§ **PROBLEM TO SOLVE**:
Would you repeat the listing exactly but omit every picture?

## Start DATA EXCERPT

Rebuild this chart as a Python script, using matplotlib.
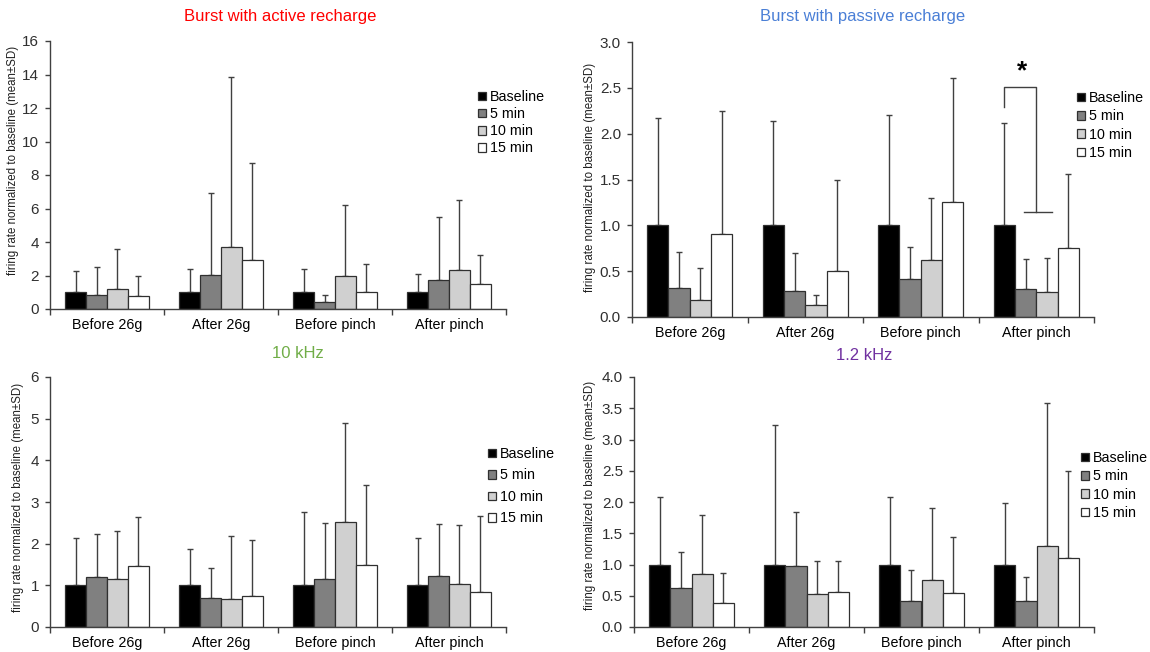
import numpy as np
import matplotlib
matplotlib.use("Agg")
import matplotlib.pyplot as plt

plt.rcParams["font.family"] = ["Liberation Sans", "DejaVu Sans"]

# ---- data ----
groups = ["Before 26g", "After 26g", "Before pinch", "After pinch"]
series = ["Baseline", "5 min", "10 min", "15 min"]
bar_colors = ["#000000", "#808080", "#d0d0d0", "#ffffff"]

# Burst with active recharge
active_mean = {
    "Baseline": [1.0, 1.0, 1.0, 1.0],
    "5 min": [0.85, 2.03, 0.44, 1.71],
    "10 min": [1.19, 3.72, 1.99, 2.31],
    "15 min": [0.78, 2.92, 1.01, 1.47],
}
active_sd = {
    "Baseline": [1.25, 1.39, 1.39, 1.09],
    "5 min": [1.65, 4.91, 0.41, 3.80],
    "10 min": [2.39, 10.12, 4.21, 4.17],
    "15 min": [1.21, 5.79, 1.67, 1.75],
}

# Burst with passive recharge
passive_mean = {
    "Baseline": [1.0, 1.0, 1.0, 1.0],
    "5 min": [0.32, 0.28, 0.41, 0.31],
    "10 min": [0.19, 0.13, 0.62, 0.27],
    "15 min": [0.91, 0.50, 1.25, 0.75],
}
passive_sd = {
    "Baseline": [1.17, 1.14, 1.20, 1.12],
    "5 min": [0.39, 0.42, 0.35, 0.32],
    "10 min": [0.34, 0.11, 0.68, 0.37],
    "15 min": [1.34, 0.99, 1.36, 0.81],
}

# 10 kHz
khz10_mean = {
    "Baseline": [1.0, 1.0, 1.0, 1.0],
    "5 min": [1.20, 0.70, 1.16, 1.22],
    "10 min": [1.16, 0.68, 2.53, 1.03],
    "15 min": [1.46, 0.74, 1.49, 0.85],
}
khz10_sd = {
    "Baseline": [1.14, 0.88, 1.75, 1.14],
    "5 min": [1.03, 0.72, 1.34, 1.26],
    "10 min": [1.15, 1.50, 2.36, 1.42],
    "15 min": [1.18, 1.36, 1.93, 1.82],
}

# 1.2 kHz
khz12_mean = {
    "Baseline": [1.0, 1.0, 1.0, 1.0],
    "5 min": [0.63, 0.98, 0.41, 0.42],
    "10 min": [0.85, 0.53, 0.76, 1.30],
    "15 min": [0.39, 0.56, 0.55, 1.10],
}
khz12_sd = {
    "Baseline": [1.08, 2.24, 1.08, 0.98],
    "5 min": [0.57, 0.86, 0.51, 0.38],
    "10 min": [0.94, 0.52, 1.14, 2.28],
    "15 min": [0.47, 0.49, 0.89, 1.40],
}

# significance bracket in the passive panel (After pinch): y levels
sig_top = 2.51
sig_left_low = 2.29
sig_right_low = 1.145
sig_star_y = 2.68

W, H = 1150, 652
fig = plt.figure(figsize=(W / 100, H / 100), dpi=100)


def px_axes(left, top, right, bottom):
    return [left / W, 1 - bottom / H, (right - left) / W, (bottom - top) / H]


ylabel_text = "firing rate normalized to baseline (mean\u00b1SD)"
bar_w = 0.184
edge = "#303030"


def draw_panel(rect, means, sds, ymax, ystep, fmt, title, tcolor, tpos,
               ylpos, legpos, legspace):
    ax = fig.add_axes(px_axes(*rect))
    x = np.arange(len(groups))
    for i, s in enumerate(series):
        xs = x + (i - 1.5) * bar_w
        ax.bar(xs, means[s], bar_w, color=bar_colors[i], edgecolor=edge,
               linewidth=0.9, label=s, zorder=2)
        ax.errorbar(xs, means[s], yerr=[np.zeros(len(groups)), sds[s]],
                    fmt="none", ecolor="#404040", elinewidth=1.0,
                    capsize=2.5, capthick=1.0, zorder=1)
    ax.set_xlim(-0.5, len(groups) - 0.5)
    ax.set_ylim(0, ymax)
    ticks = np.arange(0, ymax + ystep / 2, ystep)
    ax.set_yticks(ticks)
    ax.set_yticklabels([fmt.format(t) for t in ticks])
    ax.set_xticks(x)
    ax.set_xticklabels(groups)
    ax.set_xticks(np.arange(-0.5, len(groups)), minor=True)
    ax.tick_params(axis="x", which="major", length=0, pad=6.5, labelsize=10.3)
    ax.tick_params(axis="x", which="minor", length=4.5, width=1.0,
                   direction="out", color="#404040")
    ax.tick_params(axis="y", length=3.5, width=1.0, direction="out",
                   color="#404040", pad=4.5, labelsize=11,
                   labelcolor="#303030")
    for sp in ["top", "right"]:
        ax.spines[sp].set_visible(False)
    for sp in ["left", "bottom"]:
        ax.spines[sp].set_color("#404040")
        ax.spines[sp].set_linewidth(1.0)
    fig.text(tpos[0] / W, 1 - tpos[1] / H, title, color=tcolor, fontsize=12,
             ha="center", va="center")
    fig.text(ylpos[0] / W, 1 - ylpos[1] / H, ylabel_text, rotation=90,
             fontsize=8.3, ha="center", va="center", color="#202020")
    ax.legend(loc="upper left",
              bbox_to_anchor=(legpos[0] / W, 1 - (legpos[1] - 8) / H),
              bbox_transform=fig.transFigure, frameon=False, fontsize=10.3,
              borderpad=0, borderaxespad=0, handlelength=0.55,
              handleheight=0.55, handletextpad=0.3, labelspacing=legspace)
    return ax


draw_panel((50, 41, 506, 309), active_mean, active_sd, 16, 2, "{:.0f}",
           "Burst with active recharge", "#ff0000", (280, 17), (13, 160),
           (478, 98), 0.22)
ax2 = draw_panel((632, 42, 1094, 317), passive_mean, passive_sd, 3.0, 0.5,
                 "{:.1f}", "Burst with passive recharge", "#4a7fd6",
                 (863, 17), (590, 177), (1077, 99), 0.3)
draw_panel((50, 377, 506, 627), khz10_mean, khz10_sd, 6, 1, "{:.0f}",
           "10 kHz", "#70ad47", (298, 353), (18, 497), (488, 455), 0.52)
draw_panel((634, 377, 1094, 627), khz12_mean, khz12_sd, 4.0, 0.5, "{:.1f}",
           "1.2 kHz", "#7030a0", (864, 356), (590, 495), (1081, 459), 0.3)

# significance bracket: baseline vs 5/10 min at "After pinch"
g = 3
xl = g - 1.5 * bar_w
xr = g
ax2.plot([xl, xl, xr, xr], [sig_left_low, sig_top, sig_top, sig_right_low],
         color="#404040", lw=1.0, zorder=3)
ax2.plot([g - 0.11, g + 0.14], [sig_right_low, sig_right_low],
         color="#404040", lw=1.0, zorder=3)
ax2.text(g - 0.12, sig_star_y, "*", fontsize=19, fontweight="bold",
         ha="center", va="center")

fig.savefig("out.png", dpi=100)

## End DATA EXCERPT

§ **TASK ANSWER**:
Rebuild this chart as a Python script, using matplotlib.
import numpy as np
import matplotlib
matplotlib.use("Agg")
import matplotlib.pyplot as plt

plt.rcParams["font.family"] = ["Liberation Sans", "DejaVu Sans"]

# ---- data ----
groups = ["Before 26g", "After 26g", "Before pinch", "After pinch"]
series = ["Baseline", "5 min", "10 min", "15 min"]
bar_colors = ["#000000", "#808080", "#d0d0d0", "#ffffff"]

# Burst with active recharge
active_mean = {
    "Baseline": [1.0, 1.0, 1.0, 1.0],
    "5 min": [0.85, 2.03, 0.44, 1.71],
    "10 min": [1.19, 3.72, 1.99, 2.31],
    "15 min": [0.78, 2.92, 1.01, 1.47],
}
active_sd = {
    "Baseline": [1.25, 1.39, 1.39, 1.09],
    "5 min": [1.65, 4.91, 0.41, 3.80],
    "10 min": [2.39, 10.12, 4.21, 4.17],
    "15 min": [1.21, 5.79, 1.67, 1.75],
}

# Burst with passive recharge
passive_mean = {
    "Baseline": [1.0, 1.0, 1.0, 1.0],
    "5 min": [0.32, 0.28, 0.41, 0.31],
    "10 min": [0.19, 0.13, 0.62, 0.27],
    "15 min": [0.91, 0.50, 1.25, 0.75],
}
passive_sd = {
    "Baseline": [1.17, 1.14, 1.20, 1.12],
    "5 min": [0.39, 0.42, 0.35, 0.32],
    "10 min": [0.34, 0.11, 0.68, 0.37],
    "15 min": [1.34, 0.99, 1.36, 0.81],
}

# 10 kHz
khz10_mean = {
    "Baseline": [1.0, 1.0, 1.0, 1.0],
    "5 min": [1.20, 0.70, 1.16, 1.22],
    "10 min": [1.16, 0.68, 2.53, 1.03],
    "15 min": [1.46, 0.74, 1.49, 0.85],
}
khz10_sd = {
    "Baseline": [1.14, 0.88, 1.75, 1.14],
    "5 min": [1.03, 0.72, 1.34, 1.26],
    "10 min": [1.15, 1.50, 2.36, 1.42],
    "15 min": [1.18, 1.36, 1.93, 1.82],
}

# 1.2 kHz
khz12_mean = {
    "Baseline": [1.0, 1.0, 1.0, 1.0],
    "5 min": [0.63, 0.98, 0.41, 0.42],
    "10 min": [0.85, 0.53, 0.76, 1.30],
    "15 min": [0.39, 0.56, 0.55, 1.10],
}
khz12_sd = {
    "Baseline": [1.08, 2.24, 1.08, 0.98],
    "5 min": [0.57, 0.86, 0.51, 0.38],
    "10 min": [0.94, 0.52, 1.14, 2.28],
    "15 min": [0.47, 0.49, 0.89, 1.40],
}

# significance bracket in the passive panel (After pinch): y levels
sig_top = 2.51
sig_left_low = 2.29
sig_right_low = 1.145
sig_star_y = 2.68

W, H = 1150, 652
fig = plt.figure(figsize=(W / 100, H / 100), dpi=100)


def px_axes(left, top, right, bottom):
    return [left / W, 1 - bottom / H, (right - left) / W, (bottom - top) / H]


ylabel_text = "firing rate normalized to baseline (mean\u00b1SD)"
bar_w = 0.184
edge = "#303030"


def draw_panel(rect, means, sds, ymax, ystep, fmt, title, tcolor, tpos,
               ylpos, legpos, legspace):
    ax = fig.add_axes(px_axes(*rect))
    x = np.arange(len(groups))
    for i, s in enumerate(series):
        xs = x + (i - 1.5) * bar_w
        ax.bar(xs, means[s], bar_w, color=bar_colors[i], edgecolor=edge,
               linewidth=0.9, label=s, zorder=2)
        ax.errorbar(xs, means[s], yerr=[np.zeros(len(groups)), sds[s]],
                    fmt="none", ecolor="#404040", elinewidth=1.0,
                    capsize=2.5, capthick=1.0, zorder=1)
    ax.set_xlim(-0.5, len(groups) - 0.5)
    ax.set_ylim(0, ymax)
    ticks = np.arange(0, ymax + ystep / 2, ystep)
    ax.set_yticks(ticks)
    ax.set_yticklabels([fmt.format(t) for t in ticks])
    ax.set_xticks(x)
    ax.set_xticklabels(groups)
    ax.set_xticks(np.arange(-0.5, len(groups)), minor=True)
    ax.tick_params(axis="x", which="major", length=0, pad=6.5, labelsize=10.3)
    ax.tick_params(axis="x", which="minor", length=4.5, width=1.0,
                   direction="out", color="#404040")
    ax.tick_params(axis="y", length=3.5, width=1.0, direction="out",
                   color="#404040", pad=4.5, labelsize=11,
                   labelcolor="#303030")
    for sp in ["top", "right"]:
        ax.spines[sp].set_visible(False)
    for sp in ["left", "bottom"]:
        ax.spines[sp].set_color("#404040")
        ax.spines[sp].set_linewidth(1.0)
    fig.text(tpos[0] / W, 1 - tpos[1] / H, title, color=tcolor, fontsize=12,
             ha="center", va="center")
    fig.text(ylpos[0] / W, 1 - ylpos[1] / H, ylabel_text, rotation=90,
             fontsize=8.3, ha="center", va="center", color="#202020")
    ax.legend(loc="upper left",
              bbox_to_anchor=(legpos[0] / W, 1 - (legpos[1] - 8) / H),
              bbox_transform=fig.transFigure, frameon=False, fontsize=10.3,
              borderpad=0, borderaxespad=0, handlelength=0.55,
              handleheight=0.55, handletextpad=0.3, labelspacing=legspace)
    return ax


draw_panel((50, 41, 506, 309), active_mean, active_sd, 16, 2, "{:.0f}",
           "Burst with active recharge", "#ff0000", (280, 17), (13, 160),
           (478, 98), 0.22)
ax2 = draw_panel((632, 42, 1094, 317), passive_mean, passive_sd, 3.0, 0.5,
                 "{:.1f}", "Burst with passive recharge", "#4a7fd6",
                 (863, 17), (590, 177), (1077, 99), 0.3)
draw_panel((50, 377, 506, 627), khz10_mean, khz10_sd, 6, 1, "{:.0f}",
           "10 kHz", "#70ad47", (298, 353), (18, 497), (488, 455), 0.52)
draw_panel((634, 377, 1094, 627), khz12_mean, khz12_sd, 4.0, 0.5, "{:.1f}",
           "1.2 kHz", "#7030a0", (864, 356), (590, 495), (1081, 459), 0.3)

# significance bracket: baseline vs 5/10 min at "After pinch"
g = 3
xl = g - 1.5 * bar_w
xr = g
ax2.plot([xl, xl, xr, xr], [sig_left_low, sig_top, sig_top, sig_right_low],
         color="#404040", lw=1.0, zorder=3)
ax2.plot([g - 0.11, g + 0.14], [sig_right_low, sig_right_low],
         color="#404040", lw=1.0, zorder=3)
ax2.text(g - 0.12, sig_star_y, "*", fontsize=19, fontweight="bold",
         ha="center", va="center")

fig.savefig("out.png", dpi=100)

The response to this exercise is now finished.